First, we measure data integrity. Local rank trackers are notorious for caching old data to save on API costs. We run manual spot-checks against the software’s automated grid reports. If a tool says a client ranks first for “HVAC repair” at a specific intersection, we verify that exact coordinate manually.
Next, we test the friction of implementation. We connect the software to a live Google Business Profile. We monitor the sync speed. We look for broken API tokens, dropped connections, and unauthorized profile edits.
Finally, we assess the actual impact. We track the baseline metrics. We measure the engagement. We calculate the conversion lift.
The 90-Day Time Investment
You can’t test local SEO software in a weekend. Google’s local algorithm moves slowly, and citation indexing takes weeks. We commit a minimum of 90 days to every platform we review.
Month one is dedicated to setup, baseline measurement, and initial deployment. We map the existing local presence. We configure the tool. We let it run.
Months two and three are where the real evaluation happens. We watch how the software handles algorithm updates. We monitor customer support response times when things inevitably break. We wait to see if the promised local rankings actually materialize.
Three months of testing. Zero shortcuts. Real results.
What We Refuse to Review
Trust in local search is fragile. A single bad software decision can get a Google Business Profile suspended permanently. Because of this, our exclusion criteria are strict.
We never review CTR manipulation bots.
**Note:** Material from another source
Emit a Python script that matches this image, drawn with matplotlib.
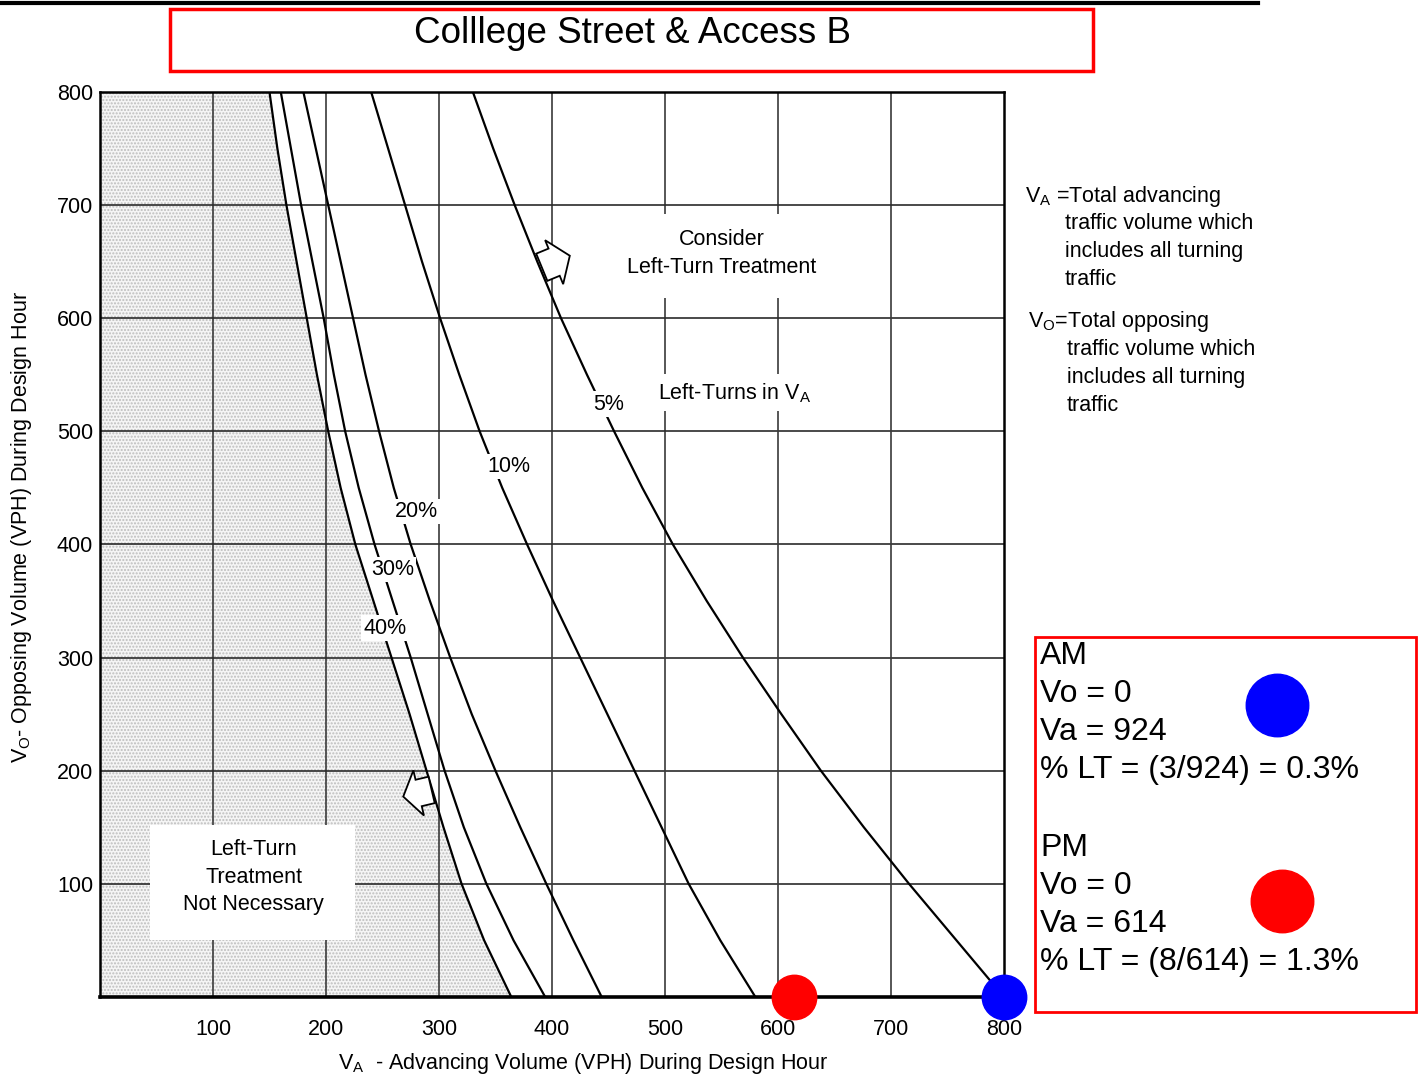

Fake traffic generators trigger Google’s spam filters and destroy client trust. We also reject any review management software that allows review gating. Filtering negative feedback before it reaches Google violates their guidelines.
We refuse to review anything that risks a hard suspension from Google.
If a tool relies on black-hat tactics or exploits temporary loopholes in the Map Pack, it won’t appear on this site. We build long-term local authority, not disposable spam listings.
The People Behind the Testing
This site is operated by practitioners. The primary reviewer and lead tester is Kurt Shuler. Kurt doesn’t write theory. He manages local search operations, audits messy citation profiles, and recovers suspended listings.
His approach to software is simple. He gets stuff done. If a tool gets in the way of that goal, he calls it out. If it clears a painful local SEO bottleneck, he explains exactly how to set it up.
Every review published here goes through Kurt’s desk. He verifies the data, checks the API logs, and signs off on the final verdict.
How We Maintain and Update Reviews
Google changes the local search layout constantly. Software companies get acquired, raise prices, or let their products decay. A review published a year ago is often completely useless today.
We audit our core reviews every six months. We log back into the platforms. We check for new features, broken integrations, and pricing changes. If a previously recommended tool drops in quality, we update the review to reflect that reality immediately.
Local search is a moving target. Our recommendations move with it.